Directions
Check each line of the data for "React" and select those that have it.

Dataset extract
........

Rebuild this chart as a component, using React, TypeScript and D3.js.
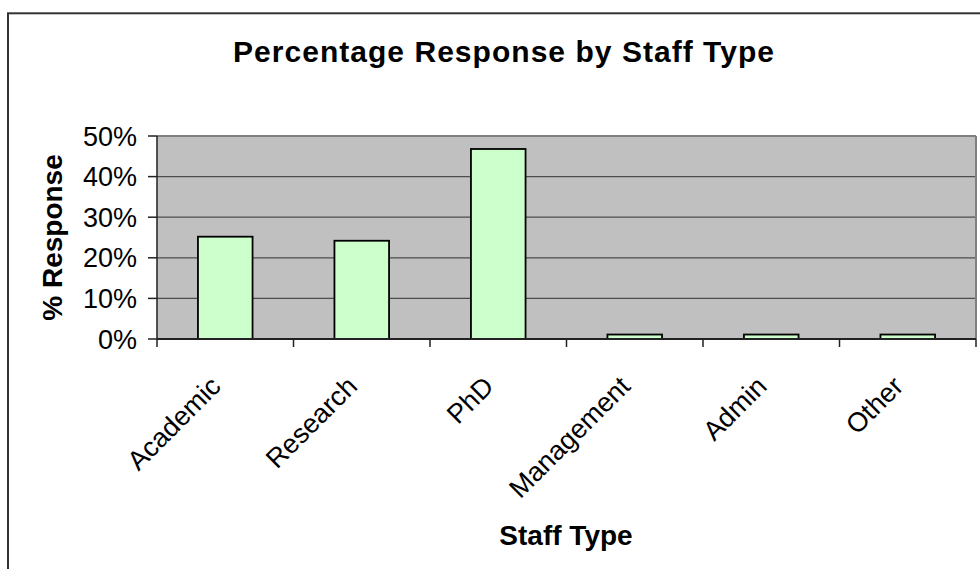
import React from "react";
import * as d3 from "d3";

// Survey response share by staff type
const categories = ["Academic", "Research", "PhD", "Management", "Admin", "Other"];
const responseShare = [0.252, 0.242, 0.468, 0.011, 0.011, 0.011];
const yTicks = [0, 0.1, 0.2, 0.3, 0.4, 0.5];

const chartTitle = "Percentage Response by Staff Type";
const xTitle = "Staff Type";
const yTitle = "% Response";

const W = 980;
const H = 569;
const plot = { left: 157, right: 976, top: 136, bottom: 339 };
const FONT = "Arial, 'Liberation Sans', Helvetica, sans-serif";

export default function App() {
  const x = d3
    .scaleBand<string>()
    .domain(categories)
    .range([plot.left, plot.right])
    .paddingInner(0.6)
    .paddingOuter(0.3);
  const y = d3.scaleLinear().domain([0, 0.5]).range([plot.bottom, plot.top]);
  const step = x.step();
  const pct = d3.format(".0%");
  const boundaries = d3.range(categories.length + 1).map((i) => plot.left + i * step);

  return (
    <svg
      width={W}
      height={H}
      style={{ position: "absolute", left: 0, top: 0, background: "#fff" }}
      fontFamily={FONT}
    >
      {/* chart frame */}
      <rect x={8} y={13.3} width={1000} height={600} fill="#fff" stroke="#333" strokeWidth={2} />

      <text
        x={503.5}
        y={62}
        textAnchor="middle"
        fontSize={30}
        fontWeight="bold"
        textLength={541}
        lengthAdjust="spacing"
      >
        {chartTitle}
      </text>

      {/* plot area */}
      <rect
        x={plot.left}
        y={plot.top}
        width={plot.right - plot.left}
        height={plot.bottom - plot.top}
        fill="#C0C0C0"
      />
      {yTicks
        .filter((t) => t > 0 && t < 0.5)
        .map((t) => (
          <line
            key={`g${t}`}
            x1={plot.left}
            x2={plot.right}
            y1={y(t)}
            y2={y(t)}
            stroke="#4d4d4d"
            strokeWidth={1.2}
          />
        ))}
      <line x1={plot.left} x2={plot.right} y1={plot.top} y2={plot.top} stroke="#808080" strokeWidth={2} />
      <line x1={plot.right} x2={plot.right} y1={plot.top} y2={plot.bottom} stroke="#808080" strokeWidth={2} />

      {/* bars */}
      {categories.map((c, i) => (
        <rect
          key={c}
          x={x(c)}
          y={y(responseShare[i])}
          width={x.bandwidth()}
          height={y(0) - y(responseShare[i])}
          fill="#CCFFCC"
          stroke="#000"
          strokeWidth={1.8}
        />
      ))}

      {/* y axis */}
      <line x1={plot.left} x2={plot.left} y1={plot.top} y2={plot.bottom} stroke="#222" strokeWidth={1.5} />
      {yTicks.map((t) => (
        <g key={`y${t}`}>
          <line x1={plot.left - 9} x2={plot.left} y1={y(t)} y2={y(t)} stroke="#222" strokeWidth={1.5} />
          <text x={plot.left - 20} y={y(t) + 9.6} textAnchor="end" fontSize={27}>
            {pct(t)}
          </text>
        </g>
      ))}

      {/* x axis */}
      <line x1={plot.left} x2={plot.right} y1={plot.bottom} y2={plot.bottom} stroke="#222" strokeWidth={2} />
      {boundaries.map((bx, i) => (
        <line key={`t${i}`} x1={bx} x2={bx} y1={plot.bottom} y2={plot.bottom + 8} stroke="#222" strokeWidth={1.5} />
      ))}
      {categories.map((c) => {
        const cx = (x(c) as number) + x.bandwidth() / 2;
        return (
          <text
            key={`l${c}`}
            transform={`translate(${cx - 3},${plot.bottom + 49}) rotate(-45)`}
            textAnchor="end"
            fontSize={27}
          >
            {c}
          </text>
        );
      })}

      <text x={566} y={545} textAnchor="middle" fontSize={28} fontWeight="bold">
        {xTitle}
      </text>
      <text
        transform={`translate(62,${(plot.top + plot.bottom) / 2}) rotate(-90)`}
        textAnchor="middle"
        fontSize={28}
        fontWeight="bold"
      >
        {yTitle}
      </text>
    </svg>
  );
}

........

Result
Rebuild this chart as a component, using React, TypeScript and D3.js.
import React from "react";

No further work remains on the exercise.